---- Available data

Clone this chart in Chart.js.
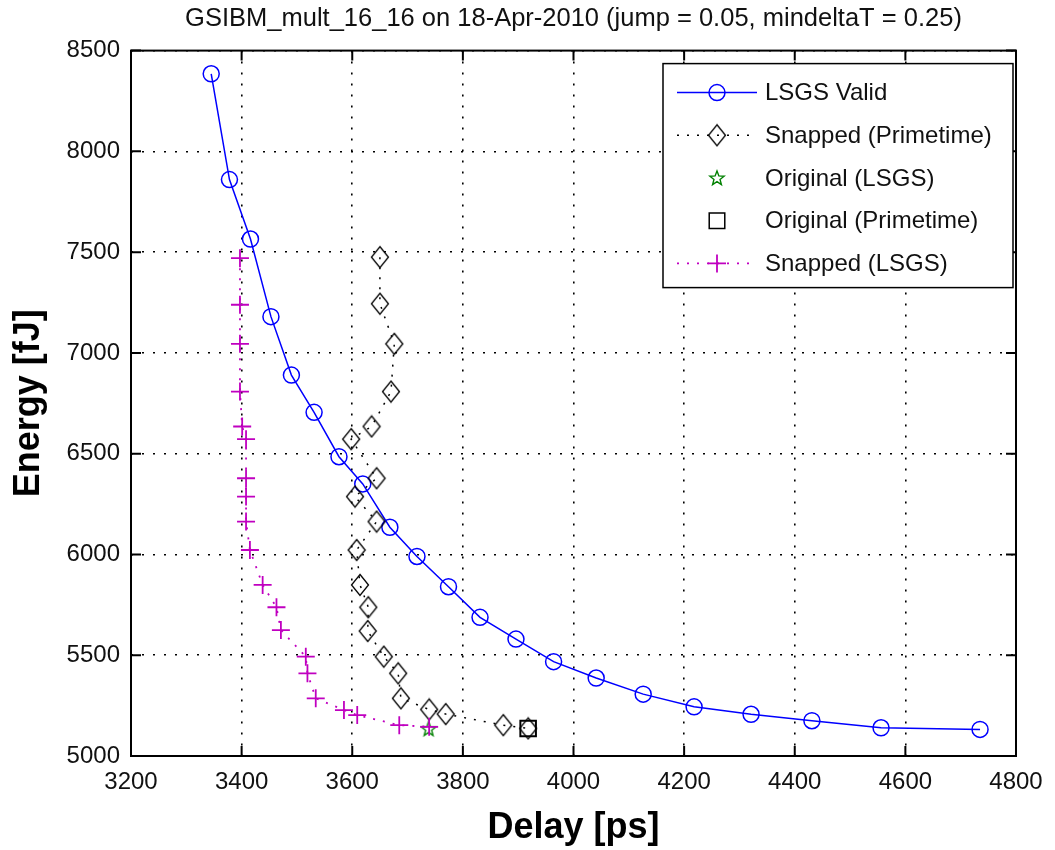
<!DOCTYPE html>
<html>
<head>
<meta charset="utf-8">
<script src="https://cdn.jsdelivr.net/npm/chart.js@4/dist/chart.umd.min.js"></script>
<style>
  body { margin: 0; background: #fff; }
  canvas { display: block; }
</style>
</head>
<body>
<canvas id="paretoChart" width="1055" height="850"></canvas>
<script>
const FONT = '"Liberation Sans", Arial, sans-serif';

// x ticks / y ticks
const xTicks = [3200, 3400, 3600, 3800, 4000, 4200, 4400, 4600, 4800];
const yTicks = [5000, 5500, 6000, 6500, 7000, 7500, 8000, 8500];

// LSGS Valid
const validDelay = [3345, 3378, 3416, 3453, 3490, 3531, 3576, 3619, 3668, 3717, 3774,
  3831, 3896, 3964, 4041, 4126, 4218, 4321, 4431, 4556, 4735];
const validEnergy = [8385, 7860, 7565, 7180, 6890, 6705, 6485, 6350, 6135, 5990, 5840,
  5688, 5580, 5468, 5387, 5307, 5244, 5207, 5175, 5140, 5132];

// Snapped (Primetime)
const ptDelay = [3650, 3650, 3676, 3670, 3635, 3598, 3644, 3605, 3644, 3608, 3614,
  3629, 3628, 3657, 3683, 3688, 3739, 3769, 3873, 3918];
const ptEnergy = [7475, 7244, 7045, 6808, 6635, 6572, 6378, 6287, 6163, 6022, 5849,
  5738, 5620, 5493, 5410, 5286, 5231, 5208, 5153, 5137];

// Original points
const origLsgsDelay = [3738];
const origLsgsEnergy = [5135];
const origPtDelay = [3918];
const origPtEnergy = [5136];

// Snapped (LSGS)
const lsgsDelay = [3397, 3397, 3397, 3397, 3401, 3408, 3408, 3408, 3408, 3415, 3438,
  3463, 3471, 3516, 3519, 3534, 3585, 3609, 3685, 3739];
const lsgsEnergy = [7470, 7239, 7045, 6808, 6635, 6572, 6378, 6287, 6163, 6022, 5849,
  5738, 5625, 5493, 5410, 5286, 5228, 5203, 5153, 5145];

const pts = (xs, ys) => xs.map((v, i) => ({ x: v, y: ys[i] }));

// tall matlab-ish diamond
function diamondMarker() {
  const c = document.createElement("canvas");
  c.width = 20; c.height = 24;
  const g = c.getContext("2d");
  g.strokeStyle = "#000";
  g.lineWidth = 1.3;
  g.beginPath();
  g.moveTo(10, 1.5); g.lineTo(18.5, 12); g.lineTo(10, 22.5); g.lineTo(1.5, 12);
  g.closePath();
  g.stroke();
  return c;
}

function pentagram() {
  const c = document.createElement("canvas");
  c.width = 18; c.height = 18;
  const g = c.getContext("2d");
  g.strokeStyle = "#008000";
  g.lineWidth = 1.4;
  g.beginPath();
  for (let i = 0; i < 10; i++) {
    const r = i % 2 ? 3.2 : 7.5;
    const a = -Math.PI / 2 + i * Math.PI / 5;
    const px = 9 + r * Math.cos(a), py = 9.5 + r * Math.sin(a);
    i ? g.lineTo(px, py) : g.moveTo(px, py);
  }
  g.closePath();
  g.stroke();
  return c;
}

const datasets = [
  {
    label: "LSGS Valid",
    data: pts(validDelay, validEnergy),
    showLine: true,
    borderColor: "#0000ff",
    borderWidth: 1.5,
    pointStyle: "circle",
    pointRadius: 8,
    pointBorderWidth: 1.5,
    pointBorderColor: "#0000ff",
    pointBackgroundColor: "rgba(0,0,0,0)",
    order: 5,
  },
  {
    label: "Snapped (Primetime)",
    data: pts(ptDelay, ptEnergy),
    showLine: true,
    borderColor: "#000",
    borderWidth: 1.5,
    borderDash: [2, 8],
    pointStyle: diamondMarker(),
    pointRadius: 10,
    order: 4,
  },
  {
    label: "Original (LSGS)",
    data: pts(origLsgsDelay, origLsgsEnergy),
    showLine: false,
    pointStyle: pentagram(),
    pointRadius: 8,
    order: 3,
  },
  {
    label: "Original (Primetime)",
    data: pts(origPtDelay, origPtEnergy),
    showLine: false,
    pointStyle: "rect",
    pointRadius: 11,
    pointBorderWidth: 2,
    pointBorderColor: "#000",
    pointBackgroundColor: "rgba(0,0,0,0)",
    order: 2,
  },
  {
    label: "Snapped (LSGS)",
    data: pts(lsgsDelay, lsgsEnergy),
    showLine: true,
    borderColor: "#c000c0",
    borderWidth: 1.8,
    borderDash: [2, 8],
    pointStyle: "cross",
    pointRadius: 9,
    pointBorderWidth: 1.8,
    pointBorderColor: "#c000c0",
    order: 1,
  },
];

// box with inward ticks + matlab style legend
const frame = {
  id: "frame",
  afterDraw(chart) {
    const { ctx, chartArea: a, scales } = chart;
    const x = scales.x, y = scales.y;
    ctx.save();
    ctx.strokeStyle = "#000";
    ctx.lineWidth = 2;
    ctx.strokeRect(a.left, a.top, a.right - a.left, a.bottom - a.top);
    ctx.beginPath();
    x.ticks.forEach((t) => {
      const px = x.getPixelForValue(t.value);
      ctx.moveTo(px, a.bottom); ctx.lineTo(px, a.bottom - 10);
      ctx.moveTo(px, a.top); ctx.lineTo(px, a.top + 10);
    });
    y.ticks.forEach((t) => {
      const py = y.getPixelForValue(t.value);
      ctx.moveTo(a.left, py); ctx.lineTo(a.left + 10, py);
      ctx.moveTo(a.right, py); ctx.lineTo(a.right - 10, py);
    });
    ctx.stroke();

    // legend
    const bw = 350, bh = 224;
    const bx = a.right - 3 - bw, by = a.top + 13;
    ctx.fillStyle = "#fff";
    ctx.fillRect(bx, by, bw, bh);
    ctx.lineWidth = 1.5;
    ctx.strokeRect(bx, by, bw, bh);
    ctx.font = "24px " + FONT;
    ctx.textBaseline = "middle";
    datasets.forEach((ds, i) => {
      const ry = by + 29 + i * 42.7;
      ctx.save();
      if (ds.showLine) {
        ctx.strokeStyle = ds.borderColor;
        ctx.lineWidth = ds.borderWidth;
        ctx.setLineDash(ds.borderDash || []);
        ctx.beginPath();
        ctx.moveTo(bx + 14, ry);
        ctx.lineTo(bx + 94, ry);
        ctx.stroke();
      }
      ctx.setLineDash([]);
      ctx.strokeStyle = ds.pointBorderColor || "#000";
      ctx.fillStyle = "rgba(0,0,0,0)";
      Chart.helpers.drawPoint(ctx, {
        pointStyle: ds.pointStyle,
        radius: ds.pointRadius,
        borderWidth: ds.pointBorderWidth || 1,
        rotation: 0,
      }, bx + 54, ry);
      ctx.restore();
      ctx.fillStyle = "#111";
      ctx.fillText(ds.label, bx + 102, ry + 1);
    });
    ctx.restore();
  },
};

const tickFont = { family: FONT, size: 24 };

new Chart(document.getElementById("paretoChart"), {
  type: "scatter",
  data: { datasets },
  plugins: [frame],
  options: {
    responsive: false,
    animation: false,
    events: [],
    layout: { padding: { left: 0, right: 39, top: 0, bottom: 0 } },
    plugins: {
      legend: { display: false },
      tooltip: { enabled: false },
      title: {
        display: true,
        fullSize: false,
        text: "GSIBM_mult_16_16 on 18-Apr-2010 (jump = 0.05, mindeltaT = 0.25)",
        color: "#111",
        font: { family: FONT, size: 25.5, weight: "normal" },
        padding: { top: 4, bottom: 16 },
      },
    },
    scales: {
      x: {
        type: "linear",
        min: xTicks[0],
        max: xTicks[xTicks.length - 1],
        afterBuildTicks: (s) => { s.ticks = xTicks.map((v) => ({ value: v })); },
        afterFit: (s) => { s.height = 94; },
        ticks: { font: tickFont, color: "#111", padding: 12, maxRotation: 0, callback: (v) => String(v) },
        grid: { color: "#000", lineWidth: 1.6, drawTicks: false },
        border: { display: false, dash: [2, 9] },
        title: {
          display: true,
          text: "Delay [ps]",
          color: "#000",
          font: { family: FONT, size: 36, weight: "bold" },
          padding: { top: 0, bottom: 0 },
        },
      },
      y: {
        type: "linear",
        min: yTicks[0],
        max: yTicks[yTicks.length - 1],
        afterBuildTicks: (s) => { s.ticks = yTicks.map((v) => ({ value: v })); },
        afterFit: (s) => { s.width = 131; },
        ticks: { font: tickFont, color: "#111", padding: 11, callback: (v) => String(v) },
        grid: { color: "#000", lineWidth: 1.6, drawTicks: false },
        border: { display: false, dash: [2, 9] },
        title: {
          display: true,
          text: "Energy [fJ]",
          color: "#000",
          font: { family: FONT, size: 36, weight: "bold" },
          padding: { top: 7, bottom: 0 },
        },
      },
    },
  },
});
</script>
</body>
</html>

--------

Exercise description:
Write out nothing but the lines from the start of the data through the line with "5688, 5580, 5468, 5387, 5307, 5244, 5207, 5175, 5140, 5132];". Leave out the pictures.

Finished answer:
Clone this chart in Chart.js.
<!DOCTYPE html>
<html>
<head>
<meta charset="utf-8">
<script src="https://cdn.jsdelivr.net/npm/chart.js@4/dist/chart.umd.min.js"></script>
<style>
  body { margin: 0; background: #fff; }
  canvas { display: block; }
</style>
</head>
<body>
<canvas id="paretoChart" width="1055" height="850"></canvas>
<script>
const FONT = '"Liberation Sans", Arial, sans-serif';

// x ticks / y ticks
const xTicks = [3200, 3400, 3600, 3800, 4000, 4200, 4400, 4600, 4800];
const yTicks = [5000, 5500, 6000, 6500, 7000, 7500, 8000, 8500];

// LSGS Valid
const validDelay = [3345, 3378, 3416, 3453, 3490, 3531, 3576, 3619, 3668, 3717, 3774,
  3831, 3896, 3964, 4041, 4126, 4218, 4321, 4431, 4556, 4735];
const validEnergy = [8385, 7860, 7565, 7180, 6890, 6705, 6485, 6350, 6135, 5990, 5840,
  5688, 5580, 5468, 5387, 5307, 5244, 5207, 5175, 5140, 5132];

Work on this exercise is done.